WHAT IS BEING ASKED. Within this material, how many lines have the string "page" in them? The answer is a number, with nothing added.

┌─ STORED DATA

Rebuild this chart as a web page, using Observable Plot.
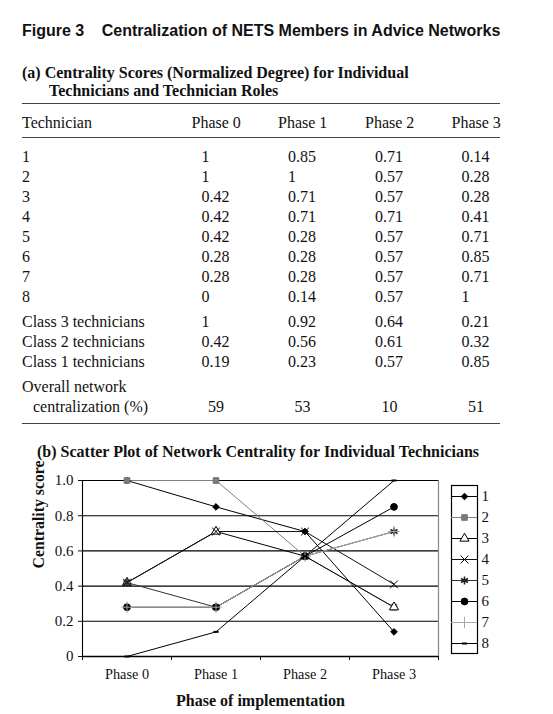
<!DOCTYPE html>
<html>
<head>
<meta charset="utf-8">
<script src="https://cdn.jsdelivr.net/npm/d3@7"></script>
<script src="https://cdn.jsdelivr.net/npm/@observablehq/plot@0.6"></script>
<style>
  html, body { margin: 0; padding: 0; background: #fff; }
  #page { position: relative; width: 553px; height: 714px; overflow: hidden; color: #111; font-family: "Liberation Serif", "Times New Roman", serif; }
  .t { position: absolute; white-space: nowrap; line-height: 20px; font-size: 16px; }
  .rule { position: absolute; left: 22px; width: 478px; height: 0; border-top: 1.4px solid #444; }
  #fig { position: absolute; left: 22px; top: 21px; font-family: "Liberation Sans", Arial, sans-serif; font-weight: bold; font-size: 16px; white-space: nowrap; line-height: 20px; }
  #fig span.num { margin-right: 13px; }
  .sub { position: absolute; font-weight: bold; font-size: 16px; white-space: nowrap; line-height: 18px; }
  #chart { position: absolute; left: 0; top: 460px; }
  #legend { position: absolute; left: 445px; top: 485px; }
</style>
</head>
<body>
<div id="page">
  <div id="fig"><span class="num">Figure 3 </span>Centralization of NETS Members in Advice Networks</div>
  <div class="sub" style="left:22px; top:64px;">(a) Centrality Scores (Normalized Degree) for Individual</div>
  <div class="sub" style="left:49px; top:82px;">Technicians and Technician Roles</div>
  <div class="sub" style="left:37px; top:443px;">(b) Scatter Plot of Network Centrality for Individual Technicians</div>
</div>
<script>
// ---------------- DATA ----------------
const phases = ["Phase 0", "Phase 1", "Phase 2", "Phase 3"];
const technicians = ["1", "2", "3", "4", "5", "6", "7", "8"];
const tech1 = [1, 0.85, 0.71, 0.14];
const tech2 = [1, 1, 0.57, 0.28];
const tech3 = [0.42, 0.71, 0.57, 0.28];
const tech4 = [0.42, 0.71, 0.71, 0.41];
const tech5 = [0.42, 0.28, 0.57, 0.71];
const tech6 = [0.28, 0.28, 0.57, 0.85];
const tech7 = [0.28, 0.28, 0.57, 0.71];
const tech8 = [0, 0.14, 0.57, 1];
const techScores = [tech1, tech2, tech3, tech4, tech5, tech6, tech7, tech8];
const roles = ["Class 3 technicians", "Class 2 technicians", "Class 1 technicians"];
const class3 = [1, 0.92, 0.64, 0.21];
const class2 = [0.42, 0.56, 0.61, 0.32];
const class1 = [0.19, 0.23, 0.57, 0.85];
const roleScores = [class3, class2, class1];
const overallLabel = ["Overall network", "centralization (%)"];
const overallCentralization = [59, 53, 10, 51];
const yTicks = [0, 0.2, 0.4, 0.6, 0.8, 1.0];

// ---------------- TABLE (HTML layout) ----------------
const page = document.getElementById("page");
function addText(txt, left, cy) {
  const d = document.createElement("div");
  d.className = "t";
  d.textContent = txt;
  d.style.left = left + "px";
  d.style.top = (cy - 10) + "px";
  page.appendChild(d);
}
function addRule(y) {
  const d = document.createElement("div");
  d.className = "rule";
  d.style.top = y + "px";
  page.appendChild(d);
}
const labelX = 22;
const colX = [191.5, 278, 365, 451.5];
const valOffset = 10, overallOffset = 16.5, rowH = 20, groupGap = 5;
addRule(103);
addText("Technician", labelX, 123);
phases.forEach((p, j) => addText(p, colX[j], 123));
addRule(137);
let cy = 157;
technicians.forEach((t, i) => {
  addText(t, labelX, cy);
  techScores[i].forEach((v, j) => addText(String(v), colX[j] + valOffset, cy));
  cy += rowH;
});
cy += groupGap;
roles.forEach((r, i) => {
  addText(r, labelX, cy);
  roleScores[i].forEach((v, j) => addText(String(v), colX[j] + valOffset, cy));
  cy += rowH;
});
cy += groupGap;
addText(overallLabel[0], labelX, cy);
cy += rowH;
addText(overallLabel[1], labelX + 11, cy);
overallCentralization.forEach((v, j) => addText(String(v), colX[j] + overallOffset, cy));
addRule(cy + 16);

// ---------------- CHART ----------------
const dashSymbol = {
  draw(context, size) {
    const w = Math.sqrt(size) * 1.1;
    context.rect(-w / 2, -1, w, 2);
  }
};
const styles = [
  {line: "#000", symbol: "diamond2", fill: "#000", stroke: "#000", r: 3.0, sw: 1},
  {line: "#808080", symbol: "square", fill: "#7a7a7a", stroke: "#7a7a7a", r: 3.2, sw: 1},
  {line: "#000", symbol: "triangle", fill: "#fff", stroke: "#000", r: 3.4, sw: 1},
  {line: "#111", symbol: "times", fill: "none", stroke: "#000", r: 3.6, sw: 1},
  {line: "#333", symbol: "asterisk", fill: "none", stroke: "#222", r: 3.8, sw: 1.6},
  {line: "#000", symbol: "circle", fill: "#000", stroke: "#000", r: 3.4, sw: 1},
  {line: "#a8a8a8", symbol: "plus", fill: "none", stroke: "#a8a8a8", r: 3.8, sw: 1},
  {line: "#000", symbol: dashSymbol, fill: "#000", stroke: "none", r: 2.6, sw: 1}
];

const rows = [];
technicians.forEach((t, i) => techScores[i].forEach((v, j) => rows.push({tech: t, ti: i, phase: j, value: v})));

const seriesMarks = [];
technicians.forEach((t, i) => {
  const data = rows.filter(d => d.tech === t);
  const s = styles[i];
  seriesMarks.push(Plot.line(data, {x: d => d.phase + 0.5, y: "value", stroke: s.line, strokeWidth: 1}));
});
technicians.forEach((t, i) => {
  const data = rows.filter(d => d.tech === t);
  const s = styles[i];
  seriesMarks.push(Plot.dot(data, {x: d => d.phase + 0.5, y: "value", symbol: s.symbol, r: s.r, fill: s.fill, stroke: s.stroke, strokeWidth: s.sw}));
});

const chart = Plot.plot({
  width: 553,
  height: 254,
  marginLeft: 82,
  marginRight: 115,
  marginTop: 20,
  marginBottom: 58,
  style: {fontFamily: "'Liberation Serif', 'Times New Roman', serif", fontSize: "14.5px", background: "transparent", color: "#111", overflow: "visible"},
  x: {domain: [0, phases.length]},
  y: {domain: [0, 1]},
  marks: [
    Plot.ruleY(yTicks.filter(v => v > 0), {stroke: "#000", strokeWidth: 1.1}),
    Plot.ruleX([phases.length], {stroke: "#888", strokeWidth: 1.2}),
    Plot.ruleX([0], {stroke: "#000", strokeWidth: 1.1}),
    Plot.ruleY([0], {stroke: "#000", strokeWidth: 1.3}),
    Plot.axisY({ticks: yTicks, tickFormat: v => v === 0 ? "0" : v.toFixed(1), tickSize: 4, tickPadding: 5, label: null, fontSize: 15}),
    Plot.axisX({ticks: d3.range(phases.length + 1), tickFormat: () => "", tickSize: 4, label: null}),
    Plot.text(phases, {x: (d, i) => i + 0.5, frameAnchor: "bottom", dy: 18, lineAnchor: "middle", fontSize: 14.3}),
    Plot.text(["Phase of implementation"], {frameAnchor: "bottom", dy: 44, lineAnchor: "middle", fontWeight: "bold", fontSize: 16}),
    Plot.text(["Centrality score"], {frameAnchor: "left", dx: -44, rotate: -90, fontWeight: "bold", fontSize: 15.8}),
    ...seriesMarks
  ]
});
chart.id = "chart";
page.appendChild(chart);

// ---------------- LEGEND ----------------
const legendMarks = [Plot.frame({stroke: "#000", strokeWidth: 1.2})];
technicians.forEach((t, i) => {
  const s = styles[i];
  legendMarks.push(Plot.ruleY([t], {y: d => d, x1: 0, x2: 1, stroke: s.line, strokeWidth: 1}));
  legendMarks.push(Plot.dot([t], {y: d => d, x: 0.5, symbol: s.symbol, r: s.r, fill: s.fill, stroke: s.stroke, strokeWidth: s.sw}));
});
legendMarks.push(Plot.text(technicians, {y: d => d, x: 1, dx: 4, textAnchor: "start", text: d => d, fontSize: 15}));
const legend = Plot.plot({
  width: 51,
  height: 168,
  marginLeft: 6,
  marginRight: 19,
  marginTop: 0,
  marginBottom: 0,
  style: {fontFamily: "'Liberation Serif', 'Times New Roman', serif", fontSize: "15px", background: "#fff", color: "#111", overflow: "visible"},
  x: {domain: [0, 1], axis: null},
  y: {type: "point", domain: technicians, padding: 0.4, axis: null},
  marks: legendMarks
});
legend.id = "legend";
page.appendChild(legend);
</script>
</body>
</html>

└─

SOLVED EXERCISE. 8